As I'm thinking about how annoyingly expensive it is for a kid to be 'cool', I'm slowly going around the house, turning the lights off one by one. I head for the last bathroom run of the night, as Chuck passes me in the hallway to go to the bedroom.

I finish up getting ready for bed, exit the bathroom, and blindly proceed to the hallway. *THUMP* < From my living room. Let me say right now, we had a HUGE livingroom window, with a door that led to the balcony that had been proven by my brother that it could indeed be scaled from the outside. My blood runs cold as I freeze. I can't even breathe. All I can do is slowly turn my head toward where the sound came from, when...

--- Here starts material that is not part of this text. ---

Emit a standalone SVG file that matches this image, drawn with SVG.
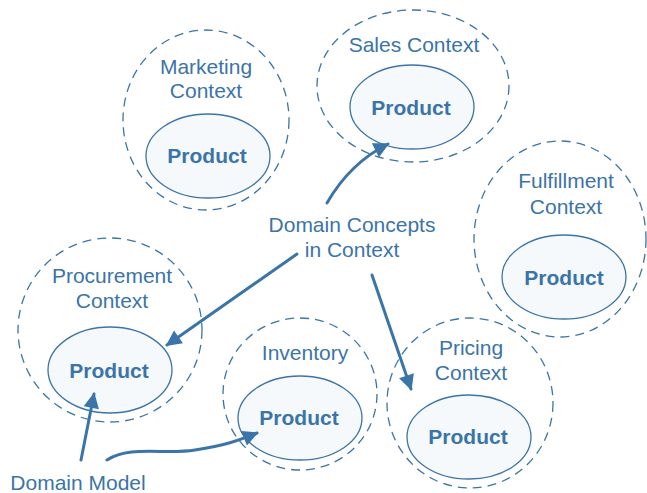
<svg xmlns="http://www.w3.org/2000/svg" width="647" height="493" viewBox="0 0 647 493">
<defs>
<style>
.ctx{fill:none;stroke:#3b74a8;stroke-width:1.3;stroke-dasharray:9 6}
.ent{fill:#f6f9fc;stroke:#3b74a8;stroke-width:1.3}
.lbl{font-family:"Liberation Sans",Arial,sans-serif;font-size:21px;fill:#3b74a8;text-anchor:middle}
.prod{font-family:"Liberation Sans",Arial,sans-serif;font-size:21px;font-weight:bold;fill:#3b74a8;text-anchor:middle}
.conn{fill:none;stroke:#3b74a8;stroke-width:3;stroke-linecap:round}
</style>
<marker id="ah" viewBox="0 0 10 10" refX="9" refY="5" markerWidth="5.8" markerHeight="5.2" markerUnits="strokeWidth" orient="auto">
<path d="M0,0 L10,5 L0,10 z" fill="#3b74a8"/>
</marker>
</defs>
<rect width="647" height="493" fill="#ffffff"/>

<g id="marketing">
<ellipse class="ctx" cx="206" cy="120" rx="83" ry="90"/>
<ellipse class="ent" cx="208" cy="156" rx="62" ry="42"/>
<text class="lbl" x="206" y="74">Marketing</text>
<text class="lbl" x="206" y="98">Context</text>
<text class="prod" x="207" y="163">Product</text>
</g>

<g id="sales">
<ellipse class="ctx" cx="413" cy="86" rx="96" ry="76"/>
<ellipse class="ent" cx="412" cy="107" rx="62" ry="42"/>
<text class="lbl" x="414" y="52">Sales Context</text>
<text class="prod" x="411" y="115">Product</text>
</g>

<g id="fulfillment">
<ellipse class="ctx" cx="560" cy="239" rx="86" ry="98"/>
<ellipse class="ent" cx="564" cy="277" rx="62" ry="42"/>
<text class="lbl" x="566" y="188">Fulfillment</text>
<text class="lbl" x="566" y="214">Context</text>
<text class="prod" x="564" y="285">Product</text>
</g>

<g id="procurement">
<ellipse class="ctx" cx="110" cy="330" rx="92" ry="92"/>
<ellipse class="ent" cx="110" cy="370" rx="62" ry="43"/>
<text class="lbl" x="112" y="283">Procurement</text>
<text class="lbl" x="112" y="308">Context</text>
<text class="prod" x="109" y="378">Product</text>
</g>

<g id="inventory">
<ellipse class="ctx" cx="300" cy="394" rx="77" ry="76"/>
<ellipse class="ent" cx="300" cy="418" rx="62" ry="42"/>
<text class="lbl" x="305" y="360">Inventory</text>
<text class="prod" x="299" y="425">Product</text>
</g>

<g id="pricing">
<ellipse class="ctx" cx="470" cy="403" rx="83" ry="85"/>
<ellipse class="ent" cx="469" cy="437" rx="62" ry="42"/>
<text class="lbl" x="471" y="355">Pricing</text>
<text class="lbl" x="471" y="380">Context</text>
<text class="prod" x="468" y="444">Product</text>
</g>

<g id="domain-concepts">
<text class="lbl" x="352" y="232">Domain Concepts</text>
<text class="lbl" x="352" y="257">in Context</text>
</g>

<g id="domain-model">
<text class="lbl" x="78" y="490">Domain Model</text>
</g>

<g id="connectors">
<path class="conn" marker-end="url(#ah)" d="M327,203 Q350,163 388,144"/>
<path class="conn" marker-end="url(#ah)" d="M297,254 L167,345"/>
<path class="conn" marker-end="url(#ah)" d="M372,275 L411,389"/>
<path class="conn" marker-end="url(#ah)" d="M81,460 L94,394"/>
<path class="conn" marker-end="url(#ah)" d="M107,460 C130,445 165,455 195,450 S235,442 257,433"/>
</g>
</svg>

*THUMP* ... *Flashy-flashy-flashy-flash* I screamed for all I was worth. I don't know if I thought those little red lights were aliens, or a massive bulked up burglar with a gun and his own set of blinky shoes, but I tell ya I was terrified. Petrified, even. If I hadn't of just used the bathroom, well, the rest should be able to go unsaid.

For the record; I scream like a man. There is nothing girly about my scream. It's a guttural "OMFG I'M GOING TO DIE" scream. It's not a time to go for cutesy, I tell ya!

In reply, however, I hear a high-pitched feminine scream. I run for the light. As it (the light, of course) illuminates part of the living room, I see a full-grown hairy man, white as a ghost, Tinkerbell blinkie shoes in hand. "Chuck! WTF are you doing???"

"I'm checking out the shoes!!" He replies. "Why in the hell did you scream?"

My sheer terror turns into sheer annoyance at this point. I'm trying to calm myself instead of going with natures instinct: Tear the face off the thing that just paralyzed you, now that you have mobility back. I explain to him that I thought he had went to bed, so I didn't expect him to be playing with blinkie shoes in the middle of the dark livingroom at 2 am. His reply to me?

"Oh. I thought you seen a ghost behind me, YOU scared the crap out of ME!"

My mom's response for the entire thing? ... "MUAhahahahahahahaha!"

And that, my friends, is why blinkie shoes are evil.